After arriving in Parliament, Waititi tried twice to ask a question, but was stopped both times by Speaker Trevor Mallard who ejected Waititi after the second time he tried to ask saying, “I do not recognise the member, he will now leave the chamber.”. Mallard has said that personally he disagrees with the tie requirement, but still upheld the rules. Waititi had objected to the necktie requirement on several previous occasions, calling them a “colonial noose” that would not let him “sing my song.”
The event quickly gained media attention and led to a committee meeting in which the MPs of Parliament listened to the cases of members of the Maori Party. By the end of the meeting, the committee voted to remove the tie requirement and other male MPs have since shown their support of Waititi by showing up to Parliament without wearing ties.

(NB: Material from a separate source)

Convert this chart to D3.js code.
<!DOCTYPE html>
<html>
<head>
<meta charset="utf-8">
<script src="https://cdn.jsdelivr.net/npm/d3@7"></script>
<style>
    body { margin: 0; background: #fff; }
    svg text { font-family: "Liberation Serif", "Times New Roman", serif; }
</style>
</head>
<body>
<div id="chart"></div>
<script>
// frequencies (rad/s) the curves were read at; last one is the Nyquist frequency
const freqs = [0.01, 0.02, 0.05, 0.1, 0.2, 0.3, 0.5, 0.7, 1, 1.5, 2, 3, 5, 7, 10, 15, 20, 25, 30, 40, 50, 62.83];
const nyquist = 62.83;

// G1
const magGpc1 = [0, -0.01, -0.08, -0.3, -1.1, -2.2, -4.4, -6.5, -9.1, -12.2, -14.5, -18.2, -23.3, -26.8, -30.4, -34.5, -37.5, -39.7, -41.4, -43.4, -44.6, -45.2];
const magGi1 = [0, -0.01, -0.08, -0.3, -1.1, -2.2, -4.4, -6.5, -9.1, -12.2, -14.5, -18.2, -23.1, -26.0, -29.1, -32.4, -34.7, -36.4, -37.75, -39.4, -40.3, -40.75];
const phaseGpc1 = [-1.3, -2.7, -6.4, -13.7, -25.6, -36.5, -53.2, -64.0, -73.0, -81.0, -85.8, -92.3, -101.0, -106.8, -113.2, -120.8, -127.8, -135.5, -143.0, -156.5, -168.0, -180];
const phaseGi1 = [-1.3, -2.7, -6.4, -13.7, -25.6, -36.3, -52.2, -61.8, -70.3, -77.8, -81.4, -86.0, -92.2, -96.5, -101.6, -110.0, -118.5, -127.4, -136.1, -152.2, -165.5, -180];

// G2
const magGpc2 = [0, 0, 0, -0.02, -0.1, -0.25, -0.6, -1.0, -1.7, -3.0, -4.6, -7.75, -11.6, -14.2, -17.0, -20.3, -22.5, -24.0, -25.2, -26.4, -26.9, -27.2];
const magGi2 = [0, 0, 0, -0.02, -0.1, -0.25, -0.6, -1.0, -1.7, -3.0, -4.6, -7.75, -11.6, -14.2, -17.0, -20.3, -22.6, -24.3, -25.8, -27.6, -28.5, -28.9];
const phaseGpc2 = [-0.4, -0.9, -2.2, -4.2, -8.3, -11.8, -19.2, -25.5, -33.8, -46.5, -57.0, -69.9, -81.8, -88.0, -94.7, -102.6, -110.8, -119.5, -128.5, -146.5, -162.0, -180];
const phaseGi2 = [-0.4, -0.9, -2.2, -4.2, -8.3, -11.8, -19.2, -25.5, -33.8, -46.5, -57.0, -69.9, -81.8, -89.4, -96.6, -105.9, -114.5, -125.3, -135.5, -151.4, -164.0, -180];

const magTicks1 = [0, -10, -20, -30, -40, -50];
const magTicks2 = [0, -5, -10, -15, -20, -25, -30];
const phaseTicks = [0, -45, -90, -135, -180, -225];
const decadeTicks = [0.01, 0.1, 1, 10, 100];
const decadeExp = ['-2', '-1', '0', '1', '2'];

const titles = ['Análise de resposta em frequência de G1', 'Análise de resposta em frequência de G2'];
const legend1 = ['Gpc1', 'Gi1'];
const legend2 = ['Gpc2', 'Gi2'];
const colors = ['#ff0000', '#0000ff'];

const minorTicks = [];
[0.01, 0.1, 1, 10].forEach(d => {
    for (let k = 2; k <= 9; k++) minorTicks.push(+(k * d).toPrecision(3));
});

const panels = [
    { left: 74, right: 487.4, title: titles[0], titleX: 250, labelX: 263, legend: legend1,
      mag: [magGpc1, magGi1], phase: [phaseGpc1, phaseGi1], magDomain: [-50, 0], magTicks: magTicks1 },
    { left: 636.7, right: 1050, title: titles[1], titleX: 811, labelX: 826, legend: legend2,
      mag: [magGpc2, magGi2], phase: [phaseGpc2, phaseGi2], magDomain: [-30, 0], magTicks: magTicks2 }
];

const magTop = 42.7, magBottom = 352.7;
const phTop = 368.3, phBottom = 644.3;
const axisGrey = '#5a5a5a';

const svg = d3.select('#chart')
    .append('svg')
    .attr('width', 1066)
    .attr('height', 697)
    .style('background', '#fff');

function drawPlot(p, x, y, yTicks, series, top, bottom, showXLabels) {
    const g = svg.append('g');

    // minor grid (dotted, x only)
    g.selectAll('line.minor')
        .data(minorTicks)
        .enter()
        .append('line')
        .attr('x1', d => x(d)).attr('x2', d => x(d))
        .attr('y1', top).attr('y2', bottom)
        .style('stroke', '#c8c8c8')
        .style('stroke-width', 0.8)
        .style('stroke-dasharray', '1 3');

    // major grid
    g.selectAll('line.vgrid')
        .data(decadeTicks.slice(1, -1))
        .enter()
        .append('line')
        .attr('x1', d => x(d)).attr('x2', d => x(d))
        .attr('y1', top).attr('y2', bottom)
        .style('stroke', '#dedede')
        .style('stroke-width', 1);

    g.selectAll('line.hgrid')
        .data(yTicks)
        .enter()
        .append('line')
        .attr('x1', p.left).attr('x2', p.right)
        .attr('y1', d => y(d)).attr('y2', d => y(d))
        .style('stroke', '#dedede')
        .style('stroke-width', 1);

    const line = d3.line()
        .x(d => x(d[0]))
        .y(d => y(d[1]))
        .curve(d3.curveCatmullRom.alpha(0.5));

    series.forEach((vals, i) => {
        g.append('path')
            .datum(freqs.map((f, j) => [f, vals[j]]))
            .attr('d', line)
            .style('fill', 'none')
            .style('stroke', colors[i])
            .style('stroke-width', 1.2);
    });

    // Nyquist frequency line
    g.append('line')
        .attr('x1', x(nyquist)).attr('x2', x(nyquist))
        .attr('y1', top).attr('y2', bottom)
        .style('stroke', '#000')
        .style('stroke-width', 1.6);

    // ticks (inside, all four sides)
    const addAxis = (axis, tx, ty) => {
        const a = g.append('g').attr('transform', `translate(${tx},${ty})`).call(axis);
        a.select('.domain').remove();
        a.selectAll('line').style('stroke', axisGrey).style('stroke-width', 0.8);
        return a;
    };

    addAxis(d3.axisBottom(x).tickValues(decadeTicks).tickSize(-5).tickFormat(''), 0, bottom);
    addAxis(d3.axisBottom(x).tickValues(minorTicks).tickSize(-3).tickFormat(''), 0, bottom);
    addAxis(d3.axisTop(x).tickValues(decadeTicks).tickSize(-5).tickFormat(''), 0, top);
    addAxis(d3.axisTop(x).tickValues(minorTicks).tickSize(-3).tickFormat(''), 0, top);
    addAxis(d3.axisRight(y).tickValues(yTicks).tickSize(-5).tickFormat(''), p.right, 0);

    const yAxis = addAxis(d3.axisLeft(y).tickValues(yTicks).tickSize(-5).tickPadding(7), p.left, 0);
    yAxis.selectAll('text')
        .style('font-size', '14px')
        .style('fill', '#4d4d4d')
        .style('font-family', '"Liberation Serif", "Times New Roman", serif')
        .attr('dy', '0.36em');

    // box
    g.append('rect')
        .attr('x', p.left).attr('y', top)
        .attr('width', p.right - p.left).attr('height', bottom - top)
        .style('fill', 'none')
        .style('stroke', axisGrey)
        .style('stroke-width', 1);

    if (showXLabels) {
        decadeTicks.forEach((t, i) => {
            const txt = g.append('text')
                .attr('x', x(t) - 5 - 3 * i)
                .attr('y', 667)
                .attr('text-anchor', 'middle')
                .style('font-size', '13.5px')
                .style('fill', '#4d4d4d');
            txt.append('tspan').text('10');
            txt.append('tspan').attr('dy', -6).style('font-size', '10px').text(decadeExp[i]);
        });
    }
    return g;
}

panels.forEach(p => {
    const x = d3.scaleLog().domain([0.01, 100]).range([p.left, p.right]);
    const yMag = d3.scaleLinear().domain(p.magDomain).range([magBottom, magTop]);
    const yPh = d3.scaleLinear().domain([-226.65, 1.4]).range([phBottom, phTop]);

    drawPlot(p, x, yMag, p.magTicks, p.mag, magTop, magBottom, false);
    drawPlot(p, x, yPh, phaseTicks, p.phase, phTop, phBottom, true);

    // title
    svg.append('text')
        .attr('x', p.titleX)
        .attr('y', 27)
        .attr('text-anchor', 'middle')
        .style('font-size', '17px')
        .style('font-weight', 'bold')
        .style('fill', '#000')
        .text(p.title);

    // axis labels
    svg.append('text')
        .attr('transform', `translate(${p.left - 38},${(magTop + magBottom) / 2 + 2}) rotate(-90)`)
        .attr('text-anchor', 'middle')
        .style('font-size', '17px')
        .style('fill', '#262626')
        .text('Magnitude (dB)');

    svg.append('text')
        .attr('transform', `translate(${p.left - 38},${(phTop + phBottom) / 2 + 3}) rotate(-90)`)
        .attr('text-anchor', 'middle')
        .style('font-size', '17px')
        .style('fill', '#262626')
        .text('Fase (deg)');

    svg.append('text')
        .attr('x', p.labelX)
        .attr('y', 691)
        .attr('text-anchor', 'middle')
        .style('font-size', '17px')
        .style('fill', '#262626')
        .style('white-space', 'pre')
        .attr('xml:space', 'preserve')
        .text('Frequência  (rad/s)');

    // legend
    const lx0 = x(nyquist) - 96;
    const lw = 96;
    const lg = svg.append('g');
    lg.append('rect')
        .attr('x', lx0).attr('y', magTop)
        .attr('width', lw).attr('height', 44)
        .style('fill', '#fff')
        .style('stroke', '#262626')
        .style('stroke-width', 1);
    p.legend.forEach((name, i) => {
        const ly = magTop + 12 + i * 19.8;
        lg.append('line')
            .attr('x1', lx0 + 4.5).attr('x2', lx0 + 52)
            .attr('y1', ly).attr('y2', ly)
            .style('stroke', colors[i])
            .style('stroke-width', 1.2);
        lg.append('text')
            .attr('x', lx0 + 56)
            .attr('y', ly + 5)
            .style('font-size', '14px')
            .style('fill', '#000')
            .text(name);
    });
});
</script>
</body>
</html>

This series of events has sparked a conversation about the treatment of Indiginous people and the way they have been forced to meet the standards of colonizers, not only in New Zealand, but around the world. Prime Minister of New Zealand, Jacinda Ardin said, “I don’t think New Zealanders care about ties,” expressing that even though she doesn’t agree with the necktie requirement in Parliament, she feels there are more important issues that should be dealt with in Parliament, but Waititi stated as he was being ejected from Parliament, “It’s not about ties, it’s about cultural identity.”
Since being elected in October 2020 when he became the first Maori Party member of Parliament since 2017, Waititi has been fighting for the rights of Maori people in New Zealand and seeks to lift discriminatory colonial standards. To him and the Maori Party, this victory is a step towards creating a country where the indiginous people are at home and empowered in their own land.
Waititi declared this in his first speech to Parliament in December, stating, “Mr Speaker, Maori have had enough of being assimilated and forced to do and look like everyone else. We are not like everyone else. We are unique. Being Maori is like having superpowers. There is no-one else in the world like us, and we need to maintain who we are.”